### PROBLEM DETAILS:
Note how many lines contain "diagram" and give that number, with nothing else.

### Records from a dataset:
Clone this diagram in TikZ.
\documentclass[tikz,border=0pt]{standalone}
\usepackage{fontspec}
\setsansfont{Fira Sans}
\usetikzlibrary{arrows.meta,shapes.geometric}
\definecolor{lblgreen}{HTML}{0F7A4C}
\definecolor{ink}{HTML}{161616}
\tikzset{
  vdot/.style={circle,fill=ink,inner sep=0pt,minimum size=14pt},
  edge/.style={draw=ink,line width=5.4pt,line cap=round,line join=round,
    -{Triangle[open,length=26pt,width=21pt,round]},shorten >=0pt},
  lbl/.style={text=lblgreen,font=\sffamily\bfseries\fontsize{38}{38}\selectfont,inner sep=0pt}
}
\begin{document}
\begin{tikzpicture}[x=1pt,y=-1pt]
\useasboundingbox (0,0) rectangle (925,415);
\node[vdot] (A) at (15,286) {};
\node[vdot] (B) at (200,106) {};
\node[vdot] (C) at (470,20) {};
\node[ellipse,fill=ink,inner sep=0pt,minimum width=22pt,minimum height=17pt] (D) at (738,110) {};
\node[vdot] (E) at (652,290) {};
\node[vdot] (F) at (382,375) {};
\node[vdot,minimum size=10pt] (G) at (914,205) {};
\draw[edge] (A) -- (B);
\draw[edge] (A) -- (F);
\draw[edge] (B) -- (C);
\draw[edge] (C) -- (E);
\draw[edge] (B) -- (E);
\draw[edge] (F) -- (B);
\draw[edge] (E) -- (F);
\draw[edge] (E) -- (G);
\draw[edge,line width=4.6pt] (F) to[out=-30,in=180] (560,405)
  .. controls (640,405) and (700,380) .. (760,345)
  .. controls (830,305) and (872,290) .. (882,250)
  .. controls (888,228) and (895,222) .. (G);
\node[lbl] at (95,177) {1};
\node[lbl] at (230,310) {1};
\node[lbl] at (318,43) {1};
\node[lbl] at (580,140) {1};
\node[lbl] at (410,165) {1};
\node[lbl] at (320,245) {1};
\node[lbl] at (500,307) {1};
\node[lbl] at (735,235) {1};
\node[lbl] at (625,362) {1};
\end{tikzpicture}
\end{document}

--

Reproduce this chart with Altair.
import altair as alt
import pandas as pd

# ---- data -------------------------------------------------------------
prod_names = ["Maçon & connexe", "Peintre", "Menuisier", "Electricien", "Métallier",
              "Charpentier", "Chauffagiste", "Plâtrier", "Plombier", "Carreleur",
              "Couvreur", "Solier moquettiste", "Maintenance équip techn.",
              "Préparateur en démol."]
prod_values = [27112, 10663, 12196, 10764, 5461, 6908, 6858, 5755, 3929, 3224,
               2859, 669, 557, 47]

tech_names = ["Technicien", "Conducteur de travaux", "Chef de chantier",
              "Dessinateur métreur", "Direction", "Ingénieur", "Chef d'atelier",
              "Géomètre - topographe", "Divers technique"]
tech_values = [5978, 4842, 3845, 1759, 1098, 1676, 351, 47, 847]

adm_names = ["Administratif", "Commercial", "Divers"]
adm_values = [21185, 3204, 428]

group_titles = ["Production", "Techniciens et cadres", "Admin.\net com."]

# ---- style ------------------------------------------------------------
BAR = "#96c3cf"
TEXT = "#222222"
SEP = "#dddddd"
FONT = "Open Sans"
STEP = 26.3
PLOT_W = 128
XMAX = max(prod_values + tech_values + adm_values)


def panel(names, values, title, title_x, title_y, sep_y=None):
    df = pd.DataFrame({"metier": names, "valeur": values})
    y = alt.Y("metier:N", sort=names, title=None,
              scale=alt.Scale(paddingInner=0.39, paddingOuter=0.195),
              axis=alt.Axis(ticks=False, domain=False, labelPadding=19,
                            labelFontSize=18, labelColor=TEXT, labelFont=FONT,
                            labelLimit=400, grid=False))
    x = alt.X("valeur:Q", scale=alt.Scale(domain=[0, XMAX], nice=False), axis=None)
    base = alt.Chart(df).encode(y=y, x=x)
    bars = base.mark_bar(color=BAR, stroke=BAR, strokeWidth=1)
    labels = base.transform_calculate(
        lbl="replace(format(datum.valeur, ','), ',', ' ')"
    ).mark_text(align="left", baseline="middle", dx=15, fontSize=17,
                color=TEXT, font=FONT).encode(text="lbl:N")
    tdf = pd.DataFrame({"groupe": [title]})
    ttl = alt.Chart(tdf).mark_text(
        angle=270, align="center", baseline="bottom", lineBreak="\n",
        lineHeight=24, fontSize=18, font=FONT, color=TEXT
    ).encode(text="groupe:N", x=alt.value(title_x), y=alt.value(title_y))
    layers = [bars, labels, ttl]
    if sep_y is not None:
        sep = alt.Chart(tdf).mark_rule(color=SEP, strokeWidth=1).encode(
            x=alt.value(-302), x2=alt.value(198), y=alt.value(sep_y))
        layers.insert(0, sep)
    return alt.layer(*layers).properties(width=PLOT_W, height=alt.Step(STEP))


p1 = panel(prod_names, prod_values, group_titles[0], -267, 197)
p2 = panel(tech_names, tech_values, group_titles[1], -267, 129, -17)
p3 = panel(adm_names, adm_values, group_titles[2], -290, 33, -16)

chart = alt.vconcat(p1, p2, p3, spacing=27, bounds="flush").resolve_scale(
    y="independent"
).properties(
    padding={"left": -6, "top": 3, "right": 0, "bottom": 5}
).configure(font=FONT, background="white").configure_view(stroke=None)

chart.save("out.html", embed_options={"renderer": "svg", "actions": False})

==

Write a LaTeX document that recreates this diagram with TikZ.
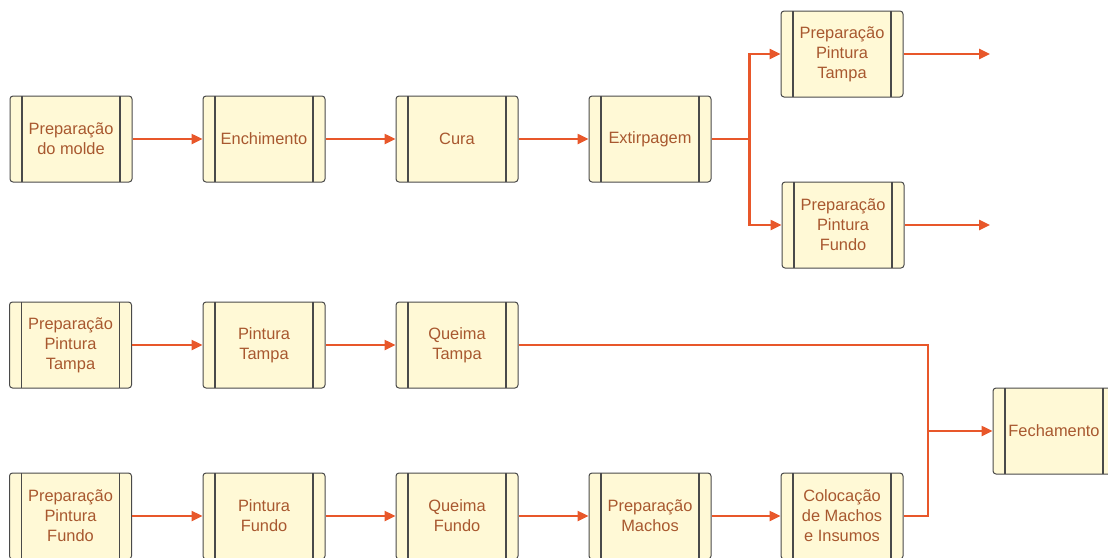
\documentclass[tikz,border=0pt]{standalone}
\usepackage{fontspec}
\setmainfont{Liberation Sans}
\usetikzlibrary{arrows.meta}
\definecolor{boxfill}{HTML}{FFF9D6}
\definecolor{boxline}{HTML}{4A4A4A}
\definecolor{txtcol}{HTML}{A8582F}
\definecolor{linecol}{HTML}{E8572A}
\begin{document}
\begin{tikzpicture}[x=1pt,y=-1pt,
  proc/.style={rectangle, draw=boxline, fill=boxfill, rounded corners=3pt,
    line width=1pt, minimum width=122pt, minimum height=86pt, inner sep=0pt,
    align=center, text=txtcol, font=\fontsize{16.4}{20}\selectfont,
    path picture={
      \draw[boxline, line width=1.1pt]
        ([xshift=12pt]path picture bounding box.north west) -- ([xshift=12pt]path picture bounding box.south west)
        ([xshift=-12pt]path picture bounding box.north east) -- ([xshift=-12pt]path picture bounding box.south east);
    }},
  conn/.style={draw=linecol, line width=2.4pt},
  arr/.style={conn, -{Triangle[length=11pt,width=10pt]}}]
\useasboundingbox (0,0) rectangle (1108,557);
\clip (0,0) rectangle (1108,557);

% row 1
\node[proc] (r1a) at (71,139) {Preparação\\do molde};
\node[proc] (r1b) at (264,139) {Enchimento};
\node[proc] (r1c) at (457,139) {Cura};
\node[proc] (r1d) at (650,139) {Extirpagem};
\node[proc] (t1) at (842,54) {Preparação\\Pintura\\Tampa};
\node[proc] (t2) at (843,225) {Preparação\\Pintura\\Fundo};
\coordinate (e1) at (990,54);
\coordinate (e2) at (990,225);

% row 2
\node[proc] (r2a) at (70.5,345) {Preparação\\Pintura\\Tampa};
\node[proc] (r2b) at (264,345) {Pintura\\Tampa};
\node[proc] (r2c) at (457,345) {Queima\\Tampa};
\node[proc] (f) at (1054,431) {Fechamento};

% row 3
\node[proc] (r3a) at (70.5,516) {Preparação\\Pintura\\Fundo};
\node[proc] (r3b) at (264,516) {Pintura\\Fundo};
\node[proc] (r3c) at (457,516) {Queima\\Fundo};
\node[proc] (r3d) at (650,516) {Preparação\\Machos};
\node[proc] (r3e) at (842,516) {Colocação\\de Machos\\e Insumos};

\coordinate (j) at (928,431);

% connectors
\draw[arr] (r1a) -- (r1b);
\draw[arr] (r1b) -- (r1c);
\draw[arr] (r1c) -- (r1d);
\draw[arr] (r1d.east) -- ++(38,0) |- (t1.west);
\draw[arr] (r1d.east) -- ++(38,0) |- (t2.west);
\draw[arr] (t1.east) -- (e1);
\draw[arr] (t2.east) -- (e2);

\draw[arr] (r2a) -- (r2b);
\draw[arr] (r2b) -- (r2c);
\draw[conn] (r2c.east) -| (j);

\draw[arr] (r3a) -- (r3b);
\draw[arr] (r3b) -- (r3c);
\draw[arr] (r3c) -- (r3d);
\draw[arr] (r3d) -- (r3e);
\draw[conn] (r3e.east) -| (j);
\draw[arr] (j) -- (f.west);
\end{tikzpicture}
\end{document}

### TASK RESULT:
2